I’ve spoken before about how “artificial intelligence” is really about the fetishization of idea —

. . . .

Artificial intelligence isn’t a person. It’s not even really, despite how I describe it, a machine. It’s the representative of a company. It’s the tool of not just one corporation, but many.

And it only exists because real people did real art.

Without something to chew up, it has nothing to spit out.

It steals our stuff, milks it, and kicks it aside, then shows it proudly to the world as if it did anything other than bleed an actual artist dry. It turns the artist and the art into dirt, then just regrows stuff from that same earth.

It’s a thief.

Link to the rest at Chuck Wendig: Terrible Minds

PG says that Chuck reliably produces some of the best rants on the internet.

However, PG believes that AI is another tool an author may choose to use to write more easily/better in the same manner as typewriters were selected by some authors as preferable to fountain pens and word processors were selected by some authors as preferable to typewriters.

Does anybody want to get rid of SpellCheck or Grammarly because they’re a form of computerized writing assistance?

If AI works for you as a part of your writing toolkit, PG says you should use it. If you don’t like AI for any reason, don’t use it.

17 thoughts on “Just Say No to Artificial Intelligence in Your Creative Pursuits, Please”

  1. OK. Consumers will buy and consume stories that are not art. People who produce them will make money.

    American homes are filled with CNC produced particle board furniture. Others have solid wood items produced by the same CNC machines. And some have cherrywood items designed and made by an artist using only hand tools (nothing with a motor). Price moves with them. Which one is art? Consumers who care will pay. Most won’t.

    Who knows? Ikea might produce novels.

    CNC means Computer Numerical Control. The machine are controlled by computers.

    • And increasingly the designs that feed the CNC or additive manufacturing machines are created not by humans on autocard or whatever but by other computers running software written by a third computer.
      And yet, nothing happens until a human says what, how, and when.

      And we’re not yet a quarter if the way into the 21st century.
      Buckle up.

      • There is an important distinction between activity and accomplishment. Another way of saying the same is the distinction between production process and the product.

        People engaged in the production process are always very concerned about maintaining their jobs and livelihoods. That is natural and expected. They have worked very hard to perfect a certain set of skills and want to continue as they have.

        Consumers are more concerned with the product, and they vastly outnumber the producers. If they cannot see a material difference between two products, but do see a significant price difference, they will choose the less expensive version of the product.

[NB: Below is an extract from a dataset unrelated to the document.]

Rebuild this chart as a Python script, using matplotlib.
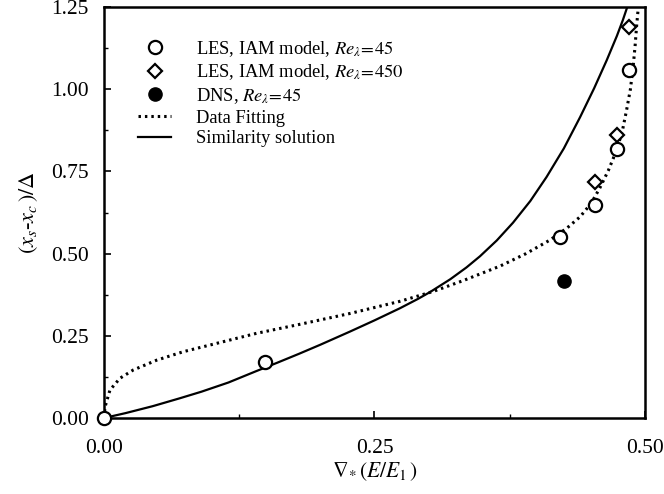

        I expect AI assembled books will undercut prevailing book prices, and consumers will react by buying them. Note independent authors will be in a much better position than published authors in the price war.

        Today we hear about about “gobs of digital snot” from AI. Ten years ago we heard about about the “Tsunami of Dreck” from independent authors.

        • Good indies prospered, others…not so much.
          Indies took control of their IP, figured out the sweet spot price for their genre, figured out the math of subscriptions versus “going wide”, the value of freelance editors and art…
          With that track record they’ll figure out how to leverage AI to meet *their* needs.
          They’ll survive.

          I will however, offer up this: corporate publishing, the home of ” the same but different” is more likely to turn to software book assembly. For proofing, editing, covers and market research (a first!) with good results. Eventually. After everybody else.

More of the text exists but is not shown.